26 JanIntraday Liquidity. How to Address the Intraday Measurement Requirement
With new rules coming into effect on Jan 1 2015, this is the third in a series of posts on how banks and FI’s might adapt.
Ask the Nostro
For those who do not self-clear, the first question is one of where to obtain the data and how to do that on an on-going basis. If intraday messages have not been coming in from all the Nostros, which is the case far more often than not, then there will no internal database or data warehouse to tap in to. The next alternative that might be considered is to ask the Nostro to provide the details. This might work and it is possible that the Agent Bank has systems that can “snap” a balance periodically. Nonetheless, this is more likely to be something the Nostro needs to build, than it is to be something that is readily available as a regular service to all clients. It would also be something that the Nostro would seek to charge for as a special service.
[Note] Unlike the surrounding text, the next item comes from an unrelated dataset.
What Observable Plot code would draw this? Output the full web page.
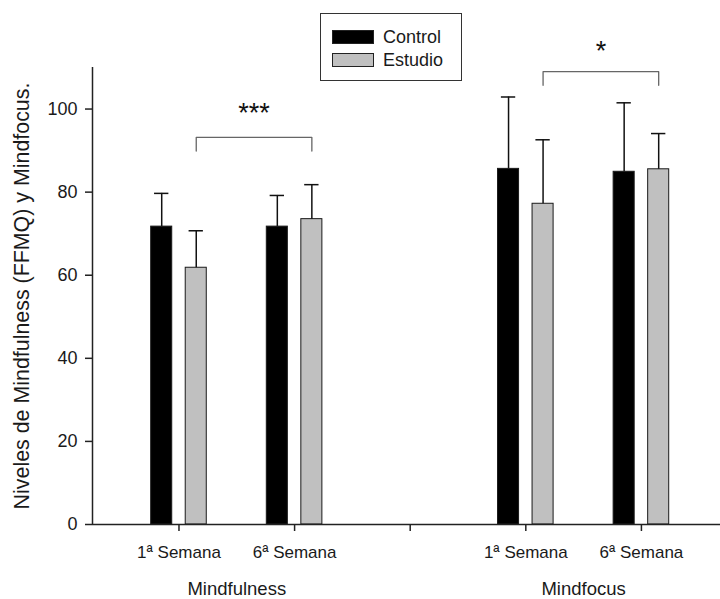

If an FI seeks to delegate or impose this requirement on its agent banks or Nostros, it will still have the challenge of aggregating that data across many Nostros and reporting to its regulator on it. Even being moderately successful at this would require all the agent banks to offer a service and a similar one at that. That is really unlikely and achieving it might require that the FI change its agent bank, which is not a process that can be executed overnight. Even if it were achievable, having the data alone will not help address the requirements about reconciling settlement of non-PvP FX.
The next point along in the process would be to look to SWIFT to provide a service. This is theoretically possible; they have all the data. Historically, SWIFT has taken a narrow view of the services they should offer, especially in terms of data analysis and aggregation. “Too much insight might be a dangerous thing” would be how I would express this.
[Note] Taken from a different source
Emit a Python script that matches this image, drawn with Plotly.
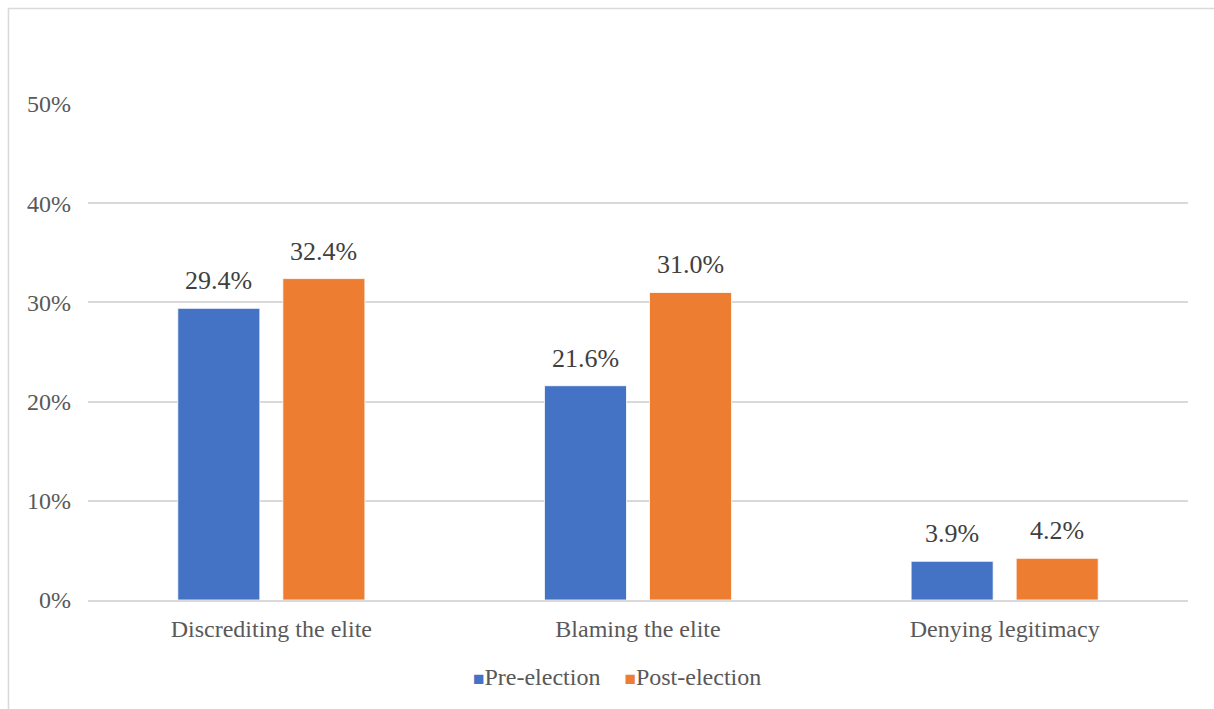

A few years back, I was trying to gauge the value and volume of inter-company activity for a client. There the many entities used a variety of different Nostros, so there were many payment messages passing through SWIFT with my client saying “Our entity A is sending a message to SWIFT BIC CRASCHZZ80A to pay our entity B EUR 10’000’000”. So we asked SWIFT if they could aggregate those payments by beneficiary. “Not a chance,” they said, maintaining they were merely a postman and moved the envelope from the sender to the receiver.
Actually, an understandable approach; well at least as a starting point. And, to make this work, an FI would need to ask every single one of its Nostros to send intra-day messages, and potentially have to switch providers if the incumbent Nostro could not supply the messages. Again, this would provide little help in regards to the requirements around non-PvP FX.
A Third Party
If SWIFT themselves do not provide the data, the next solution would be to have them provide a copy of the data to somebody who could do something with it.
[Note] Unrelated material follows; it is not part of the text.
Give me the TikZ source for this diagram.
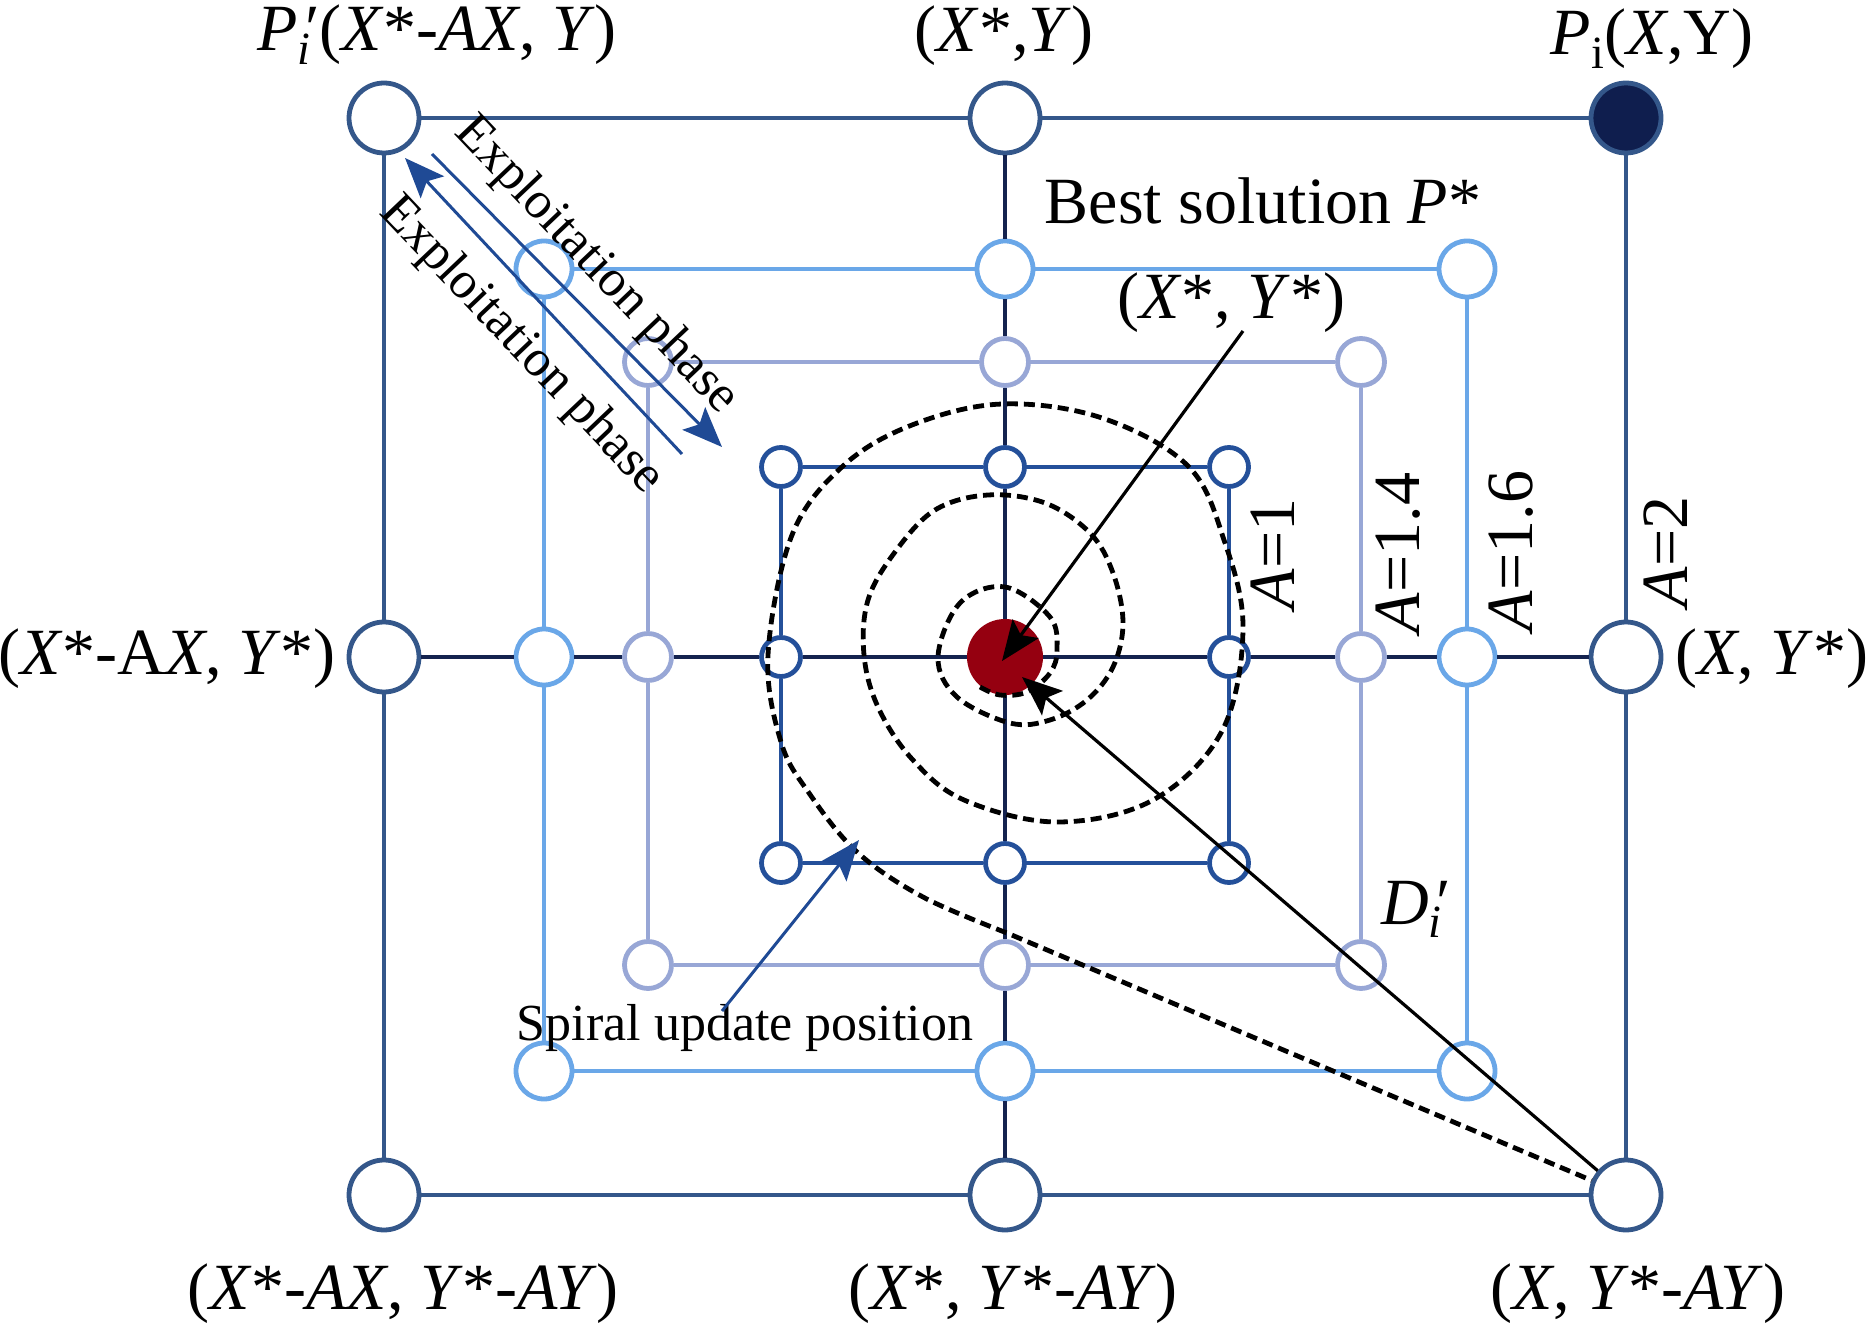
\documentclass[tikz,border=0pt]{standalone}
\usepackage{fontspec}
\setmainfont{Liberation Serif}
\usetikzlibrary{arrows.meta}
\definecolor{cOut}{HTML}{34578A}
\definecolor{cCross}{HTML}{14234F}
\definecolor{cLB}{HTML}{6AA7E8}
\definecolor{cLav}{HTML}{98A7D6}
\definecolor{cAone}{HTML}{24509A}
\definecolor{cNavy}{HTML}{0F1E4E}
\definecolor{cRed}{HTML}{950010}
\definecolor{cArr}{HTML}{1F4A95}
\newcommand{\pisub}[2]{\textit{#1}\rlap{\kern0.06em\textit{′}}\textsubscript{\textit{#2}}\kern0.12em}
\begin{document}
\begin{tikzpicture}[x=0.5pt,y=-0.5pt,
  ptnode/.style={circle,fill=white,line width=2.4pt,inner sep=0pt},
  ntwo/.style={ptnode,draw=cOut,minimum size=35pt},
  nsix/.style={ptnode,draw=cLB,minimum size=28pt},
  nfour/.style={ptnode,draw=cLav,minimum size=23.5pt},
  nonea/.style={ptnode,draw=cAone,minimum size=19.5pt},
  lblbig/.style={font=\fontsize{33}{38}\selectfont,inner sep=0pt},
  lblsmall/.style={font=\fontsize{26}{30}\selectfont,inner sep=0pt},
  arrowhd/.style={-{Stealth[length=20pt,width=16pt,inset=4pt]}},
  gridline/.style={line width=2.3pt},
  spiralline/.style={line width=2.4pt,dash pattern=on 5.5pt off 3pt},
]
\useasboundingbox (0,0) rectangle (1867,1325);

% A = 2
\node[ntwo] (a2tl) at (384,118) {};
\node[ntwo] (a2tm) at (1005,118) {};
\node[ntwo,fill=cNavy] (a2tr) at (1626,118) {};
\node[ntwo] (a2ml) at (384,657) {};
\node[ntwo] (a2mr) at (1626,657) {};
\node[ntwo] (a2bl) at (384,1195) {};
\node[ntwo] (a2bm) at (1005,1195) {};
\node[ntwo] (a2br) at (1626,1195) {};
% A = 1.6
\node[nsix] (a6tl) at (544,269) {};
\node[nsix] (a6tm) at (1005,269) {};
\node[nsix] (a6tr) at (1467,269) {};
\node[nsix] (a6ml) at (544,657) {};
\node[nsix] (a6mr) at (1467,657) {};
\node[nsix] (a6bl) at (544,1071) {};
\node[nsix] (a6bm) at (1005,1071) {};
\node[nsix] (a6br) at (1467,1071) {};
% A = 1.4
\node[nfour] (a4tl) at (648,362) {};
\node[nfour] (a4tm) at (1005,362) {};
\node[nfour] (a4tr) at (1361,362) {};
\node[nfour] (a4ml) at (648,657) {};
\node[nfour] (a4mr) at (1361,657) {};
\node[nfour] (a4bl) at (648,965) {};
\node[nfour] (a4bm) at (1005,965) {};
\node[nfour] (a4br) at (1361,965) {};
% A = 1
\node[nonea] (a1tl) at (781,467) {};
\node[nonea] (a1tm) at (1005,467) {};
\node[nonea] (a1tr) at (1229,467) {};
\node[nonea] (a1ml) at (781,657) {};
\node[nonea] (a1mr) at (1229,657) {};
\node[nonea] (a1bl) at (781,863) {};
\node[nonea] (a1bm) at (1005,863) {};
\node[nonea] (a1br) at (1229,863) {};
% best solution
\node[circle,fill=cRed,minimum size=38pt,inner sep=0pt] (c) at (1005,657) {};

% squares
\draw[gridline,cOut] (a2tl) -- (a2tm) -- (a2tr) -- (a2mr) -- (a2br) -- (a2bm) -- (a2bl) -- (a2ml) -- (a2tl);
\draw[gridline,cLB] (a6tl) -- (a6tm) -- (a6tr) -- (a6mr) -- (a6br) -- (a6bm) -- (a6bl) -- (a6ml) -- (a6tl);
\draw[gridline,cLav] (a4tl) -- (a4tm) -- (a4tr) -- (a4mr) -- (a4br) -- (a4bm) -- (a4bl) -- (a4ml) -- (a4tl);
\draw[gridline,cAone] (a1tl) -- (a1tm) -- (a1tr) -- (a1mr) -- (a1br) -- (a1bm) -- (a1bl) -- (a1ml) -- (a1tl);
% central cross
\draw[gridline,cCross] (a2tm) -- (a6tm) -- (a4tm) -- (a1tm) -- (c) -- (a1bm) -- (a4bm) -- (a6bm) -- (a2bm);
\draw[gridline,cCross] (a2ml) -- (a6ml) -- (a4ml) -- (a1ml) -- (c) -- (a1mr) -- (a4mr) -- (a6mr) -- (a2mr);

% spiral
\draw[spiralline] plot[smooth,tension=0.6] coordinates {
 (980,687) (1000,695) (1027,692) (1050,673) (1057,650) (1050,617) (1005,587)
 (960,603) (938,657) (957,697) (1010,723) (1050,720) (1087,700) (1113,667)
 (1123,623) (1113,573) (1090,533) (1045,503) (988,495) (935,510) (895,552)
 (868,600) (864,655) (878,707) (912,759) (964,800) (1057,822) (1153,800)
 (1222,731) (1243,628) (1224,540) (1188,466) (1102,418) (1002,404) (912,425)
 (843,466) (792,535) (768,655) (781,742) (809,793) (857,852) (923,897) (1007,933)}
 -- (a2br);

% labels
\node[lblbig,anchor=base] (lPp) at (437,51) {\pisub{P}{i}(\textit{X}*-\textit{AX}, \textit{Y})};
\node[lblbig,anchor=base] (lXY) at (1004,52) {(\textit{X}*,\textit{Y})};
\node[lblbig,anchor=base] (lPi) at (1652,55) {\textit{P}\textsubscript{i}(\textit{X},Y)};
\node[lblbig,anchor=base] (lBest) at (1263,224) {Best solution \textit{P}*};
\node[lblbig,anchor=base] (lStar) at (1231,319) {(\textit{X}*, \textit{Y}*)};
\node[lblbig,anchor=base] (lL) at (167,675) {(\textit{X}*-A\textit{X}, \textit{Y}*)};
\node[lblbig,anchor=base] (lR) at (1772,675) {(\textit{X}, \textit{Y}*)};
\node[lblbig,anchor=base] (lBL) at (403,1309) {(\textit{X}*-\textit{AX}, \textit{Y}*-\textit{AY})};
\node[lblbig,anchor=base] (lBM) at (1013,1309) {(\textit{X}*, \textit{Y}*-\textit{AY})};
\node[lblbig,anchor=base] (lBR) at (1638,1309) {(\textit{X}, \textit{Y}*-\textit{AY})};
\node[lblbig,anchor=base] (lD) at (1416,924) {\pisub{D}{i}};
\node[lblbig,rotate=90] (lA1) at (1273,554) {\textit{A}=1};
\node[lblbig,rotate=90] (lA14) at (1398,553) {\textit{A}=1.4};
\node[lblbig,rotate=90] (lA16) at (1511,551) {\textit{A}=1.6};
\node[lblbig,rotate=90] (lA2) at (1666,552) {\textit{A}=2};
\node[lblsmall,rotate=-46.5] (lEx1) at (596,266) {Exploitation phase};
\node[lblsmall,rotate=-46.5] (lEx2) at (521,346) {Exploitation phase};
\node[lblsmall,anchor=base] (lSp) at (745,1040) {Spiral update position};

% arrows
\coordinate (s1) at (1243,331);
\coordinate (t1) at (1002,661);
\coordinate (t2) at (1022,677);
\coordinate (e1s) at (432,154);
\coordinate (e1t) at (722,447);
\coordinate (e2s) at (682,454);
\coordinate (e2t) at (405,158);
\coordinate (sps) at (722,1011);
\coordinate (spt) at (859,840);
\draw[line width=1.6pt,arrowhd] (s1) -- (t1);
\draw[line width=1.6pt,arrowhd] (a2br) -- (t2);
\draw[line width=1.5pt,cArr,arrowhd] (e1s) -- (e1t);
\draw[line width=1.5pt,cArr,arrowhd] (e2s) -- (e2t);
\draw[line width=1.5pt,cArr,arrowhd] (sps) -- (spt);
\end{tikzpicture}
\end{document}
In the mid 2000’s an attempt was made to create just such a service. Real Time Nostro Service (RTNS) was a joint venture between Cable & Wireless and Gresham Computing. The idea was that the RTNS service would gather up all your data in one place. The idea did not generate enough traction, failing to be widely accepted. It did have a few wrinkles; it was about what had actually happened and not about the plan vs. actual and there were some data protection issues about storing details in a third country. Certainly for the Swiss banks this was a not insignificant issue. In hindsight, RTNS was actually a possible answer to a question the industry was not yet asking. An idea in search of a problem. Today, the concept might find more traction, albeit even this service would not address the issues around non-PvP FX and being certain the payments had settled, because to know that, you would need to connect up the outside world event with the expected, planned movement. The data protection issues were specific, but are no longer insurmountable.
Next week we will look at just what such a service would look like.
Lessons Learned: Measuring is a lot harder than you think. And, time is running out. Time as the saying goes is money. In the case of liquidity, this is oh so true. If an FI cannot measure as required by Jan 1 2015, it is pretty much certain that the regulators will push up the liquidity buffer. That puts costs up by $15mm for every $1 billion.
One major UK bank has its intraday requirement at some 20% of its overall requirement, at about $30 billion. If the shareholders and outside directors really understood that cost, they ought to be manning the barricades demanding action; no amount of restructuring, outsourcing, right-sizing, near shoring can have anything like the impact of reducing this buffer.